■ WHAT YOU ARE ASKED TO DO ■
Retype the lines beneath this one, from the first through the line containing "(0,0) rectangle (1409,1623);". Pictures are left out.

##### COLLECTED DATA

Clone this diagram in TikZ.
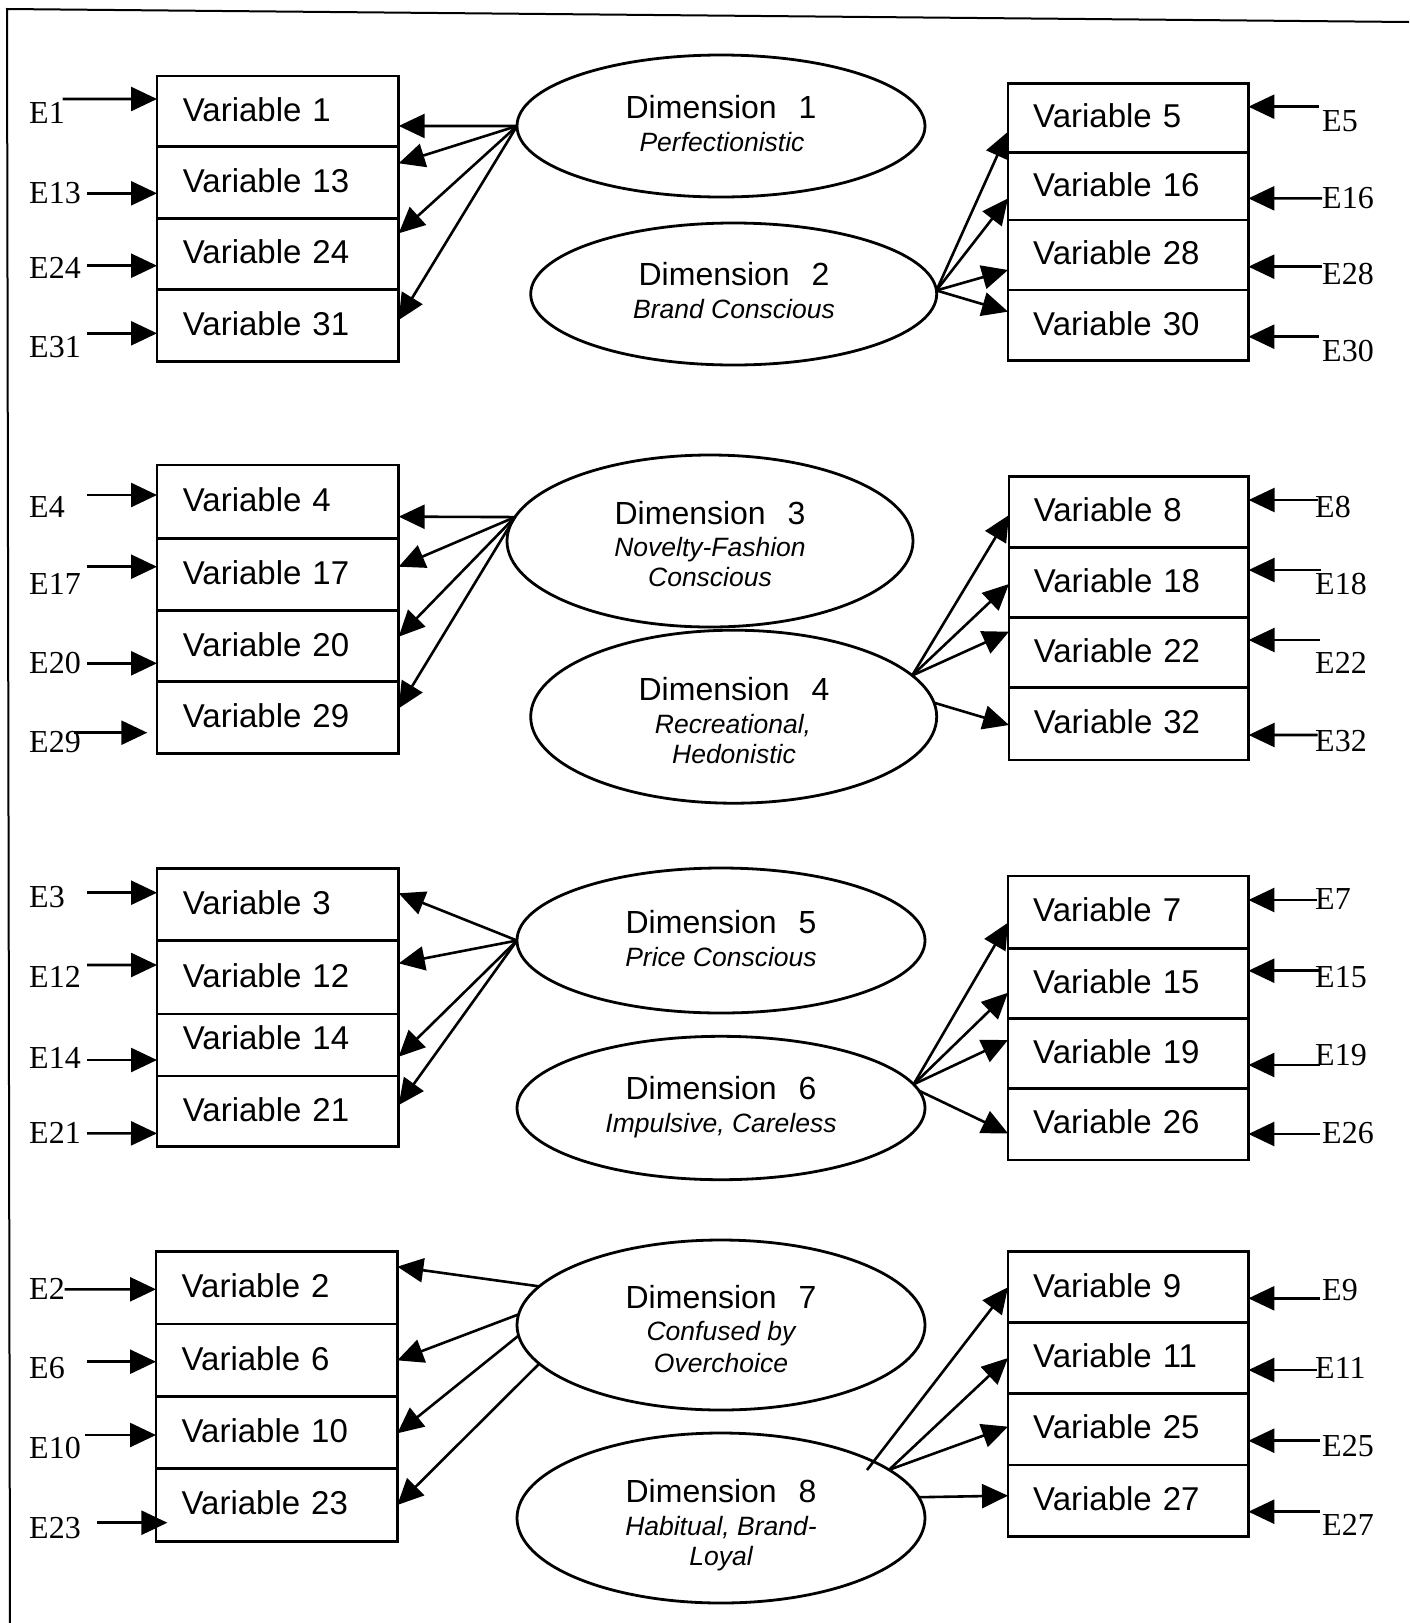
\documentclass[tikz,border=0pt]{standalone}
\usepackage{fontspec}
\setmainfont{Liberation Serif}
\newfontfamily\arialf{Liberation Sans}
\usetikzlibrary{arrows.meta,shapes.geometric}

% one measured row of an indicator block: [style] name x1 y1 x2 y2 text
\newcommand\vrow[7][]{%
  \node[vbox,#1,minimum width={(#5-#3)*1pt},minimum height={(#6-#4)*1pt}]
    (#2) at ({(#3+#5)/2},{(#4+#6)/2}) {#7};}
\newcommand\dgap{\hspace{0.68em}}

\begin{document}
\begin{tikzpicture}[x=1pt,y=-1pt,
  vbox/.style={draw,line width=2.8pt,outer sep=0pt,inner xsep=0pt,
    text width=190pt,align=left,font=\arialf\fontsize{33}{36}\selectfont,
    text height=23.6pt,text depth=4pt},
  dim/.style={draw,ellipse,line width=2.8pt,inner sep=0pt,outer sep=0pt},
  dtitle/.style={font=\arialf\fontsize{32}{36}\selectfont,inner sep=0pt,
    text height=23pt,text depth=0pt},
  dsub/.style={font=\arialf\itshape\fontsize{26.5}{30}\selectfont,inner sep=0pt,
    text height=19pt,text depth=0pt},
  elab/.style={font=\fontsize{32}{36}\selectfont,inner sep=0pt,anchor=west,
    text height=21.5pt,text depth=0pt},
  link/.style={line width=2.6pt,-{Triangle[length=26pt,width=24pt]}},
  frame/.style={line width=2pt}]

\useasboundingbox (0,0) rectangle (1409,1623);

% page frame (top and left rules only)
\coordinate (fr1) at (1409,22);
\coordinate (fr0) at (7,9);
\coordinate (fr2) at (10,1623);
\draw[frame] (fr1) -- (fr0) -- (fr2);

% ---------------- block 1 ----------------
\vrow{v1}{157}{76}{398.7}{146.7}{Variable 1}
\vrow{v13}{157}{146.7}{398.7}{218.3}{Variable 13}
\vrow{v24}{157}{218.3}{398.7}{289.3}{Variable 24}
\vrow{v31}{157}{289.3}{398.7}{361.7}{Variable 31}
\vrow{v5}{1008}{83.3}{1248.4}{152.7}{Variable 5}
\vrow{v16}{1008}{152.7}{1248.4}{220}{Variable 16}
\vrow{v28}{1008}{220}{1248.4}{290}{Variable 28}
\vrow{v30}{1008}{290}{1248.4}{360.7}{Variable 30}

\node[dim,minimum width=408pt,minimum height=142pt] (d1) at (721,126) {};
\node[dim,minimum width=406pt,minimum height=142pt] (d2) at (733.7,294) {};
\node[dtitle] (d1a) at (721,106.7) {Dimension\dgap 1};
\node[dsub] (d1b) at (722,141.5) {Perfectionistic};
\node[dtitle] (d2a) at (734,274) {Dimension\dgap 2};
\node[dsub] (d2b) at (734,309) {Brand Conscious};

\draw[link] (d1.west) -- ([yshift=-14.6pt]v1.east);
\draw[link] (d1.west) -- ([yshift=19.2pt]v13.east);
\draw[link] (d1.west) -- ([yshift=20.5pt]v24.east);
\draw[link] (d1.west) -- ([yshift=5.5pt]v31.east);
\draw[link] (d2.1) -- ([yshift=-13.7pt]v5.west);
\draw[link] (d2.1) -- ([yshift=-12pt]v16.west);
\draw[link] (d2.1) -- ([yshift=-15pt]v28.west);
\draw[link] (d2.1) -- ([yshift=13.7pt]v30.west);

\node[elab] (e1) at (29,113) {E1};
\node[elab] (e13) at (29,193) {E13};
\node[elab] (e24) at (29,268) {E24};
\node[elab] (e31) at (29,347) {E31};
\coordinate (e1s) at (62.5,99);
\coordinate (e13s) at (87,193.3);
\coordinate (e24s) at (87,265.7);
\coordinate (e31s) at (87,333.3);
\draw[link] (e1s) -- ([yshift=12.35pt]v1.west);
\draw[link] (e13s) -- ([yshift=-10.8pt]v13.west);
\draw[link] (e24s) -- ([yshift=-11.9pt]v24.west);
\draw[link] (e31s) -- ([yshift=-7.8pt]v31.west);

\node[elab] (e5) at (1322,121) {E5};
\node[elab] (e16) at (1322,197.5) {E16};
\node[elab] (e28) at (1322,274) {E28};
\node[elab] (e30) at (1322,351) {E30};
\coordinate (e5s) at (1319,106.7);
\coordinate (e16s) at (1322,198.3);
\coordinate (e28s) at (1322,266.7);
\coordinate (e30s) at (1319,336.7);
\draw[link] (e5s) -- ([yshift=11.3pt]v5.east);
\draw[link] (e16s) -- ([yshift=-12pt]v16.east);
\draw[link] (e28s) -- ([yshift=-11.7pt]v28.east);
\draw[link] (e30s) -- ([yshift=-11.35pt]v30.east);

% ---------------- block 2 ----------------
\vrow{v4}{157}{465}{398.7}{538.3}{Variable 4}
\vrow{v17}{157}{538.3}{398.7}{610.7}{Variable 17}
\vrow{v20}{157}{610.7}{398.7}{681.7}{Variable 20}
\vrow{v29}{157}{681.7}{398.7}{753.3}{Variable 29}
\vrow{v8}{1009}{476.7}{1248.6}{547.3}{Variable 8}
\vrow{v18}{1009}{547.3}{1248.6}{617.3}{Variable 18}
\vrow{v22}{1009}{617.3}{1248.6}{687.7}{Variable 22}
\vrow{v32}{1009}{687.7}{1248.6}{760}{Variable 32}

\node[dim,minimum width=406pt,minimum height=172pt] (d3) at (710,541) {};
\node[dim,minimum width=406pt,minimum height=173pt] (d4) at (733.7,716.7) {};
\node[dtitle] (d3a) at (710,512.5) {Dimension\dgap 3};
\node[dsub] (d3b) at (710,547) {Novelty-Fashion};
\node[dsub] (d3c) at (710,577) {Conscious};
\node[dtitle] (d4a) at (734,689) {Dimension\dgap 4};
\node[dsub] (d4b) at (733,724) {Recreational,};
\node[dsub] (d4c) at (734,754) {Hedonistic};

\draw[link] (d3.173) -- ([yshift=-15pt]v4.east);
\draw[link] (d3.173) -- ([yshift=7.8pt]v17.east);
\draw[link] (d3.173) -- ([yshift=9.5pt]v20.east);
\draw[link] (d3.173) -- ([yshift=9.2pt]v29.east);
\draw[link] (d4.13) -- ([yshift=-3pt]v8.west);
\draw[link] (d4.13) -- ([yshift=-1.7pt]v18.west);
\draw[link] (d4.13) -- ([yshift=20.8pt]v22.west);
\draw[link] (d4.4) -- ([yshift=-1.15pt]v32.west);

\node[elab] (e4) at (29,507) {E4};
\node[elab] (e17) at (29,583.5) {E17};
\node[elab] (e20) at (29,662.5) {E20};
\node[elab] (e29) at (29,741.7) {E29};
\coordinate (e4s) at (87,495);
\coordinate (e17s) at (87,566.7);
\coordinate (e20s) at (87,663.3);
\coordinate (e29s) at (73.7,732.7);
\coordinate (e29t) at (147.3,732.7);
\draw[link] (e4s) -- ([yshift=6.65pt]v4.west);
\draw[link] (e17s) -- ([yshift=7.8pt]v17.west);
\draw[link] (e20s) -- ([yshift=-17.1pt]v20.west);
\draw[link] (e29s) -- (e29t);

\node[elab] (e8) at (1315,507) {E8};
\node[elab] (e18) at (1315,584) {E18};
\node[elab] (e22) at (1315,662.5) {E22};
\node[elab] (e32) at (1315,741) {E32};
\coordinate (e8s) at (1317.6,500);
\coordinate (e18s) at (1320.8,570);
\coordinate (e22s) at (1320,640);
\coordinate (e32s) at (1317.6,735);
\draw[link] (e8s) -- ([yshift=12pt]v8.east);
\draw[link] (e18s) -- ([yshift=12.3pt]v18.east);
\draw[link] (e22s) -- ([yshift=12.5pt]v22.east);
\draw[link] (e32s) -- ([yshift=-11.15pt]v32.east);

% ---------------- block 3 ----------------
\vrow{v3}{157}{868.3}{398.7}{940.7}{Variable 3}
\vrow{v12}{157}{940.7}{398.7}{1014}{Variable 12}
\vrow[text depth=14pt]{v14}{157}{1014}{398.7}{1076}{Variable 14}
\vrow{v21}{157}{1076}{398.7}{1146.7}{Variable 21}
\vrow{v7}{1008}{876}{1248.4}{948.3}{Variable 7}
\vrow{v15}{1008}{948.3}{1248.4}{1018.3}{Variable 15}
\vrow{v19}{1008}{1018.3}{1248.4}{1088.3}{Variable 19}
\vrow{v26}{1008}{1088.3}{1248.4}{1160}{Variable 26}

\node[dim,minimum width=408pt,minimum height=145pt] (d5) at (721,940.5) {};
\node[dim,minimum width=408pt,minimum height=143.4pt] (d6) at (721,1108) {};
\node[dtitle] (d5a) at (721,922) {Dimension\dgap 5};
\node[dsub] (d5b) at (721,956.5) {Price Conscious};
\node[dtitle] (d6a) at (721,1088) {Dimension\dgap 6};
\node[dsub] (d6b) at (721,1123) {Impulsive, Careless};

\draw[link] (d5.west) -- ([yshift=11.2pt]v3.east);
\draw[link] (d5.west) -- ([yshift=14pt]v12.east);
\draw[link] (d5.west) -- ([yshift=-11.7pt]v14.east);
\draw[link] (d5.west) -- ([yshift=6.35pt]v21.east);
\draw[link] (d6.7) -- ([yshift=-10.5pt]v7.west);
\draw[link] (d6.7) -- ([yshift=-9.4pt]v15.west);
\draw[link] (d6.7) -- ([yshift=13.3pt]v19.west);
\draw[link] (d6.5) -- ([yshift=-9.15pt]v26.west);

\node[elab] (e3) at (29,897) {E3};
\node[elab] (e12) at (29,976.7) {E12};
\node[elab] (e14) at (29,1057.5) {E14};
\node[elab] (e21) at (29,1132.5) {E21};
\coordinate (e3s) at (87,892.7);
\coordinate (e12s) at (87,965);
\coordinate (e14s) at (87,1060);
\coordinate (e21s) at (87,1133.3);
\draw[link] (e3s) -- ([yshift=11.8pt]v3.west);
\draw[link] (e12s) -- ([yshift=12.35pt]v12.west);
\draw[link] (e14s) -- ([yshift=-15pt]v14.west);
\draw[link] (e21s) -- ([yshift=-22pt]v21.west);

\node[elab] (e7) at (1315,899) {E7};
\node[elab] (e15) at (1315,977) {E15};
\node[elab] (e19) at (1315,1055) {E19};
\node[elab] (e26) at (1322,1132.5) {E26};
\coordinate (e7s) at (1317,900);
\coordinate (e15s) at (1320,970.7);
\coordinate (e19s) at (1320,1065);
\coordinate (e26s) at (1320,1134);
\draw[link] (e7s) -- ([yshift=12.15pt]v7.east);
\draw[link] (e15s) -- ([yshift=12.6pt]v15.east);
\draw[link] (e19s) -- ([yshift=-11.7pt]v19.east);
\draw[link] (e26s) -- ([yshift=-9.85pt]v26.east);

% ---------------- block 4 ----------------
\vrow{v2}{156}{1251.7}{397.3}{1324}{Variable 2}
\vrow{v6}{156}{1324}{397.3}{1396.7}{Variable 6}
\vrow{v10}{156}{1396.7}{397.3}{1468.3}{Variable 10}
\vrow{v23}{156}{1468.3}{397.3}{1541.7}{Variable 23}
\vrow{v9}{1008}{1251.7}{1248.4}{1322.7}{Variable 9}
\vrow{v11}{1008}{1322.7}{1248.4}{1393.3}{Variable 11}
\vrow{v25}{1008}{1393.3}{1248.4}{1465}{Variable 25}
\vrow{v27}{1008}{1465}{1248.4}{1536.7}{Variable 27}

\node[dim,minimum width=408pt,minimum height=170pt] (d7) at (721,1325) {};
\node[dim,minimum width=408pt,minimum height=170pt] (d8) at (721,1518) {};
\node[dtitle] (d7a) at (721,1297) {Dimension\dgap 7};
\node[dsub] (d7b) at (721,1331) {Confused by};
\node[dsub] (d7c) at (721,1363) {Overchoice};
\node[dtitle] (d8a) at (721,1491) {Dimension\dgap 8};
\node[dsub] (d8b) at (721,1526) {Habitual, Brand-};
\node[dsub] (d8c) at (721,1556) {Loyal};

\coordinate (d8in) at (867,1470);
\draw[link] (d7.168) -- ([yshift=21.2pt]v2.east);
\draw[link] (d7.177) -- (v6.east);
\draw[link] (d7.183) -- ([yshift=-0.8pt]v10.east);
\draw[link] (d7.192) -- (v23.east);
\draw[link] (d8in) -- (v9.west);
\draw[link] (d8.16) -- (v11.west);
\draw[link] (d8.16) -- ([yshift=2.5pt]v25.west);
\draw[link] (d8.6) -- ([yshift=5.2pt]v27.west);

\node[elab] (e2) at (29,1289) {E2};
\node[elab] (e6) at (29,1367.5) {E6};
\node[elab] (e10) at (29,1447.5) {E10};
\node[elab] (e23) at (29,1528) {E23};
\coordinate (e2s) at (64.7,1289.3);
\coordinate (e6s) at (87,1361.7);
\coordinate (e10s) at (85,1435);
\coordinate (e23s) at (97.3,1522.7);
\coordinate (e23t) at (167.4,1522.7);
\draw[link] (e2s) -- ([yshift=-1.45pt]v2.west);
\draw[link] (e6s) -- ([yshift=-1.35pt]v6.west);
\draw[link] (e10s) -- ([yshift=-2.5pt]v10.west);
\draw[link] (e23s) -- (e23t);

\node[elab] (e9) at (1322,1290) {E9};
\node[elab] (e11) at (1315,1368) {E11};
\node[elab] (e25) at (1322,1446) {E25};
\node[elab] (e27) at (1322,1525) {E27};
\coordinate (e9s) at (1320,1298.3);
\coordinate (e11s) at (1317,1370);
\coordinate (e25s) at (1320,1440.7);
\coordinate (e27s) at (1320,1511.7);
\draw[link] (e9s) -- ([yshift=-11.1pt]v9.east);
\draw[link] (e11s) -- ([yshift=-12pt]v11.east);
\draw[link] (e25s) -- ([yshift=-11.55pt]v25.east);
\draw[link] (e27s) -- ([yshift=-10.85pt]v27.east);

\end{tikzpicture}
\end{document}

##########

■ TASK ANSWER ■
Clone this diagram in TikZ.
\documentclass[tikz,border=0pt]{standalone}
\usepackage{fontspec}
\setmainfont{Liberation Serif}
\newfontfamily\arialf{Liberation Sans}
\usetikzlibrary{arrows.meta,shapes.geometric}

% one measured row of an indicator block: [style] name x1 y1 x2 y2 text
\newcommand\vrow[7][]{%
  \node[vbox,#1,minimum width={(#5-#3)*1pt},minimum height={(#6-#4)*1pt}]
    (#2) at ({(#3+#5)/2},{(#4+#6)/2}) {#7};}
\newcommand\dgap{\hspace{0.68em}}

\begin{document}
\begin{tikzpicture}[x=1pt,y=-1pt,
  vbox/.style={draw,line width=2.8pt,outer sep=0pt,inner xsep=0pt,
    text width=190pt,align=left,font=\arialf\fontsize{33}{36}\selectfont,
    text height=23.6pt,text depth=4pt},
  dim/.style={draw,ellipse,line width=2.8pt,inner sep=0pt,outer sep=0pt},
  dtitle/.style={font=\arialf\fontsize{32}{36}\selectfont,inner sep=0pt,
    text height=23pt,text depth=0pt},
  dsub/.style={font=\arialf\itshape\fontsize{26.5}{30}\selectfont,inner sep=0pt,
    text height=19pt,text depth=0pt},
  elab/.style={font=\fontsize{32}{36}\selectfont,inner sep=0pt,anchor=west,
    text height=21.5pt,text depth=0pt},
  link/.style={line width=2.6pt,-{Triangle[length=26pt,width=24pt]}},
  frame/.style={line width=2pt}]

\useasboundingbox (0,0) rectangle (1409,1623);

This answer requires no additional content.